IThe cavalier attitude often conveyed in a Tashlin film was that the director might interject whatever he wanted, at any given moment, for whatever reason: a rock number, a fantasy interlude, an editorial aside, a change in the size of the screen, an abrupt shift in the soundtrack. Such a capacity to bounce about a narrative at will was undoubtedly the principal lesson that Godard learned from Tashlin.



Above: Pierrot Le Fou (Godard, 1965); Below: Will Success Spoil Rock Hudson?

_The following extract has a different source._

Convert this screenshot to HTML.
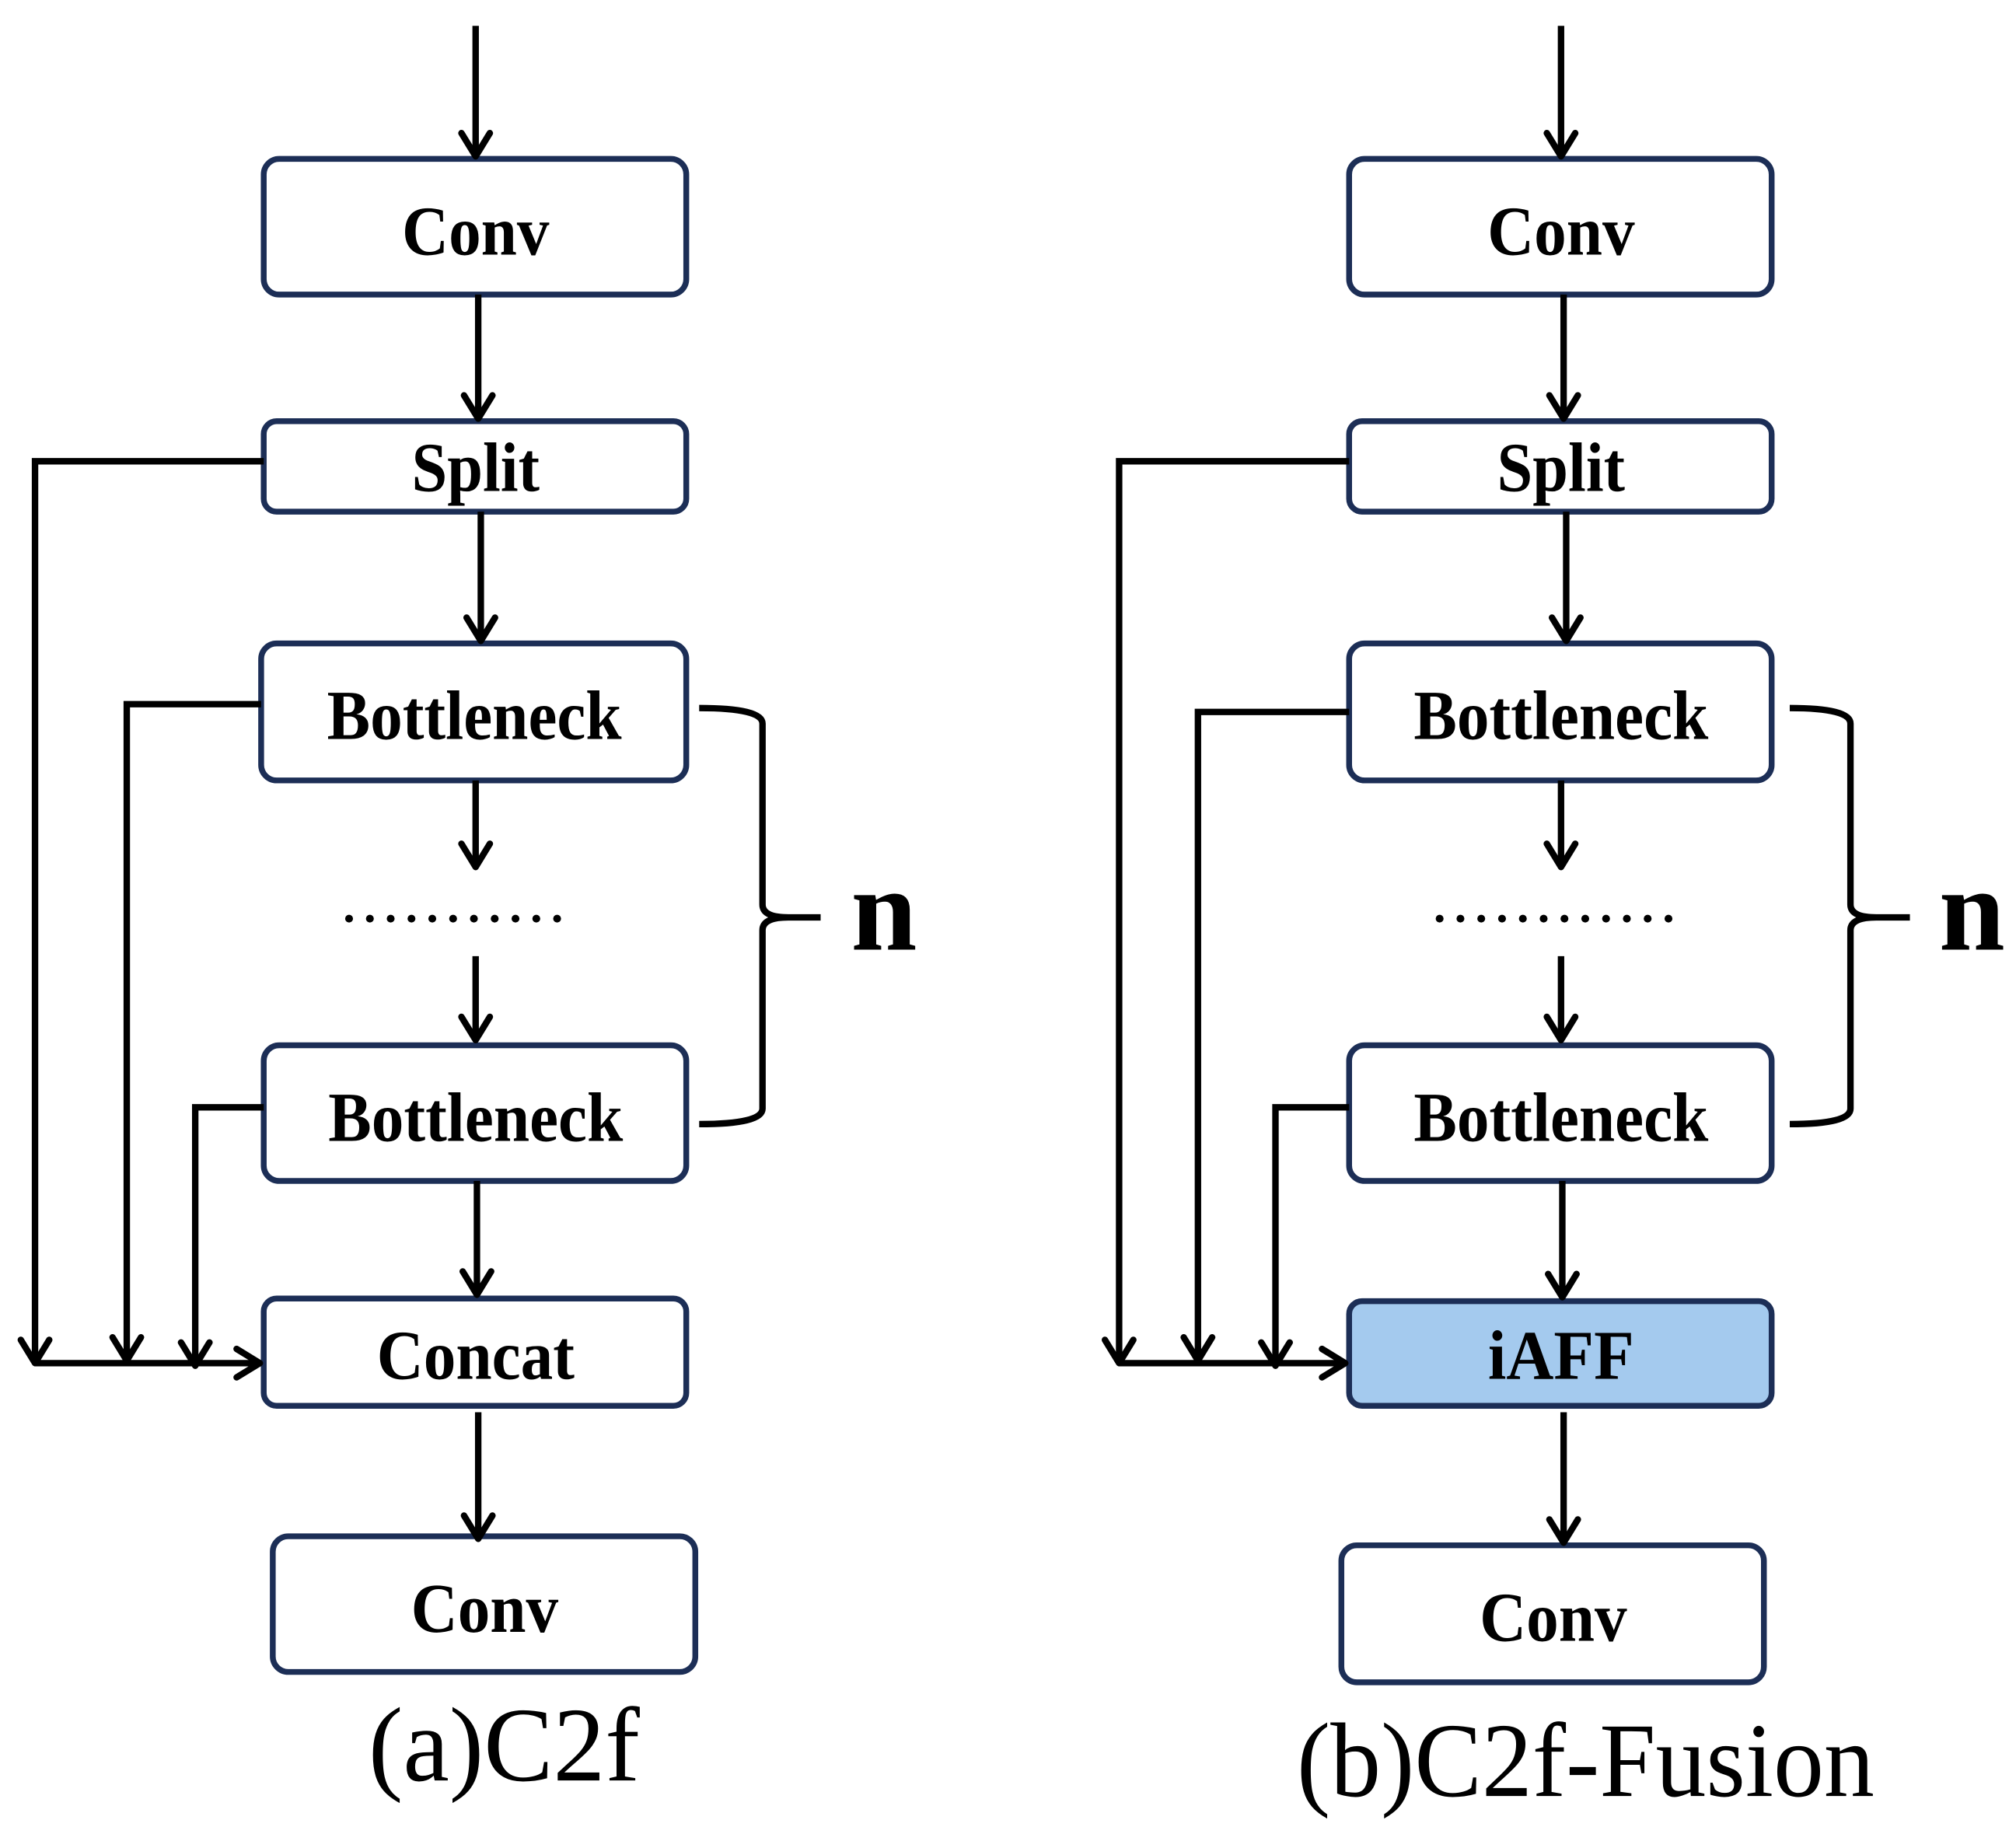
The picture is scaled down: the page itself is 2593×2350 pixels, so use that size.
<!DOCTYPE html>
<html><head><meta charset="utf-8"><style>html,body{margin:0;padding:0;background:#fff}svg{display:block}</style></head>
<body>
<svg width="2593" height="2350" viewBox="0 0 1560 1414" xmlns="http://www.w3.org/2000/svg">
<defs>
<g id="ah"><path d="M-11,-18 L0,0 L11,-18" fill="none" stroke="#000" stroke-width="5" stroke-linecap="round" stroke-linejoin="round"/></g>
</defs>
<g fill="none" stroke="#1c2e56" stroke-width="4.5">
<rect x="204" y="123" width="327" height="105" rx="12"/>
<rect x="204" y="326" width="327" height="70" rx="10"/>
<rect x="202" y="498" width="329" height="106" rx="12"/>
<rect x="204" y="809" width="327" height="105" rx="12"/>
<rect x="204" y="1005" width="327" height="83" rx="10"/>
<rect x="211" y="1189" width="327" height="105" rx="12"/>
<rect x="1044" y="123" width="327" height="105" rx="12"/>
<rect x="1044" y="326" width="327" height="70" rx="10"/>
<rect x="1044" y="498" width="327" height="106" rx="12"/>
<rect x="1044" y="809" width="327" height="105" rx="12"/>
<rect x="1044" y="1007" width="327" height="81" rx="10" fill="#a4caee"/>
<rect x="1038" y="1196" width="327" height="106" rx="12"/>
</g>
<g stroke="#000" stroke-width="5" fill="none">
<path d="M368,20V120M370,228V323M372,396V495M368,604V670M368,740V804M369,914V1001M370,1093V1190"/>
<path d="M1208,20V120M1210,228V323M1212,396V495M1208,604V670M1208,740V804M1209,914V1003M1210,1093V1193"/>
<path d="M204,357H27V1055M202,545H98V1052M204,857H151V1056M27,1055H200"/>
<path d="M1044,357H866V1055M1044,551H927V1052M1044,857H987V1056M866,1055H1040"/>
<path d="M541,548 Q590,548 590,560 V700 Q590,710 610,710 H635 M590,720 Q590,710 610,710 M590,720 V858 Q590,870 541,870"/>
<path d="M1385,548 Q1432,548 1432,560 V700 Q1432,710 1452,710 H1478 M1432,720 Q1432,710 1452,710 M1432,720 V858 Q1432,870 1385,870"/>
</g>
<g>
<use href="#ah" x="368" y="121"/><use href="#ah" x="370" y="324"/><use href="#ah" x="372" y="496"/><use href="#ah" x="368" y="671"/><use href="#ah" x="368" y="805"/><use href="#ah" x="369" y="1002"/><use href="#ah" x="370" y="1191"/>
<use href="#ah" x="1208" y="121"/><use href="#ah" x="1210" y="324"/><use href="#ah" x="1212" y="496"/><use href="#ah" x="1208" y="671"/><use href="#ah" x="1208" y="805"/><use href="#ah" x="1209" y="1004"/><use href="#ah" x="1210" y="1194"/>
<use href="#ah" x="27" y="1055"/><use href="#ah" x="98" y="1053"/><use href="#ah" x="151" y="1057"/>
<use href="#ah" x="866" y="1055"/><use href="#ah" x="927" y="1053"/><use href="#ah" x="987" y="1057"/>
<use href="#ah" x="201" y="1055" transform="rotate(-90 201 1055)"/>
<use href="#ah" x="1041" y="1055" transform="rotate(-90 1041 1055)"/>
</g>
<g stroke="#000" stroke-width="6" stroke-dasharray="0.1 16" stroke-linecap="round">
<path d="M270,711H444"/><path d="M1114,711H1306"/>
</g>
<g font-family="Liberation Serif, serif" font-weight="bold" font-size="54" text-anchor="middle" fill="#000">
<text x="368" y="197" textLength="114" lengthAdjust="spacingAndGlyphs">Conv</text>
<text x="368" y="380" textLength="99" lengthAdjust="spacingAndGlyphs">Split</text>
<text x="367" y="572" textLength="228" lengthAdjust="spacingAndGlyphs">Bottleneck</text>
<text x="368" y="883" textLength="228" lengthAdjust="spacingAndGlyphs">Bottleneck</text>
<text x="368" y="1067" textLength="153" lengthAdjust="spacingAndGlyphs">Concat</text>
<text x="375" y="1263" textLength="114" lengthAdjust="spacingAndGlyphs">Conv</text>
<text x="1208" y="197" textLength="114" lengthAdjust="spacingAndGlyphs">Conv</text>
<text x="1208" y="380" textLength="99" lengthAdjust="spacingAndGlyphs">Split</text>
<text x="1208" y="572" textLength="228" lengthAdjust="spacingAndGlyphs">Bottleneck</text>
<text x="1208" y="883" textLength="228" lengthAdjust="spacingAndGlyphs">Bottleneck</text>
<text x="1208" y="1067" textLength="113" lengthAdjust="spacingAndGlyphs">iAFF</text>
<text x="1202" y="1270" textLength="114" lengthAdjust="spacingAndGlyphs">Conv</text>
<text x="684" y="735" font-size="92">n</text>
<text x="1526" y="735" font-size="92">n</text>
</g>
<g font-family="Liberation Serif, serif" font-size="82" text-anchor="middle" fill="#000">
<text x="390" y="1378" textLength="210" lengthAdjust="spacingAndGlyphs">(a)C2f</text>
<text x="1227" y="1390" textLength="447" lengthAdjust="spacingAndGlyphs">(b)C2f-Fusion</text>
</g>
</svg>
</body></html>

Chris Wiesnewski again for Reverse Shot:

It’s the film’s delirious sense of anxiety, born out of the confluence of faltering masculinity and powerful female sexuality, that propels its farce forward, and perhaps that’s why Rock Hunter is so interesting to watch today. While some of the satire feels dated (it’s too pointedly timely to be otherwise), there’s also a potent and prescient subtext about the futility of work and the elusiveness of happiness in a world of social prosperity, national wealth, and, yes, postindustrial capitalism. Fifty years after its release, Rock Hunter seems to anticipate a familiar angst, one that’s become increasingly familiar in millennial and postmillennial American pop culture. It’s as though Rock Hunter were the sophisticated, world-weary older cousin of Fight Club or American Beauty. Like those films, it’s ultimately concerned with nothing less than the specter of masculine impotence—the fear that the American male has succumbed to the overwhelming force of consumer culture—but while those more contemporary films respond to that threat with a shrill, adolescent howl, Tashlin’s nifty little farce, in all its grace and wisdom, just gives a wink and a shrug.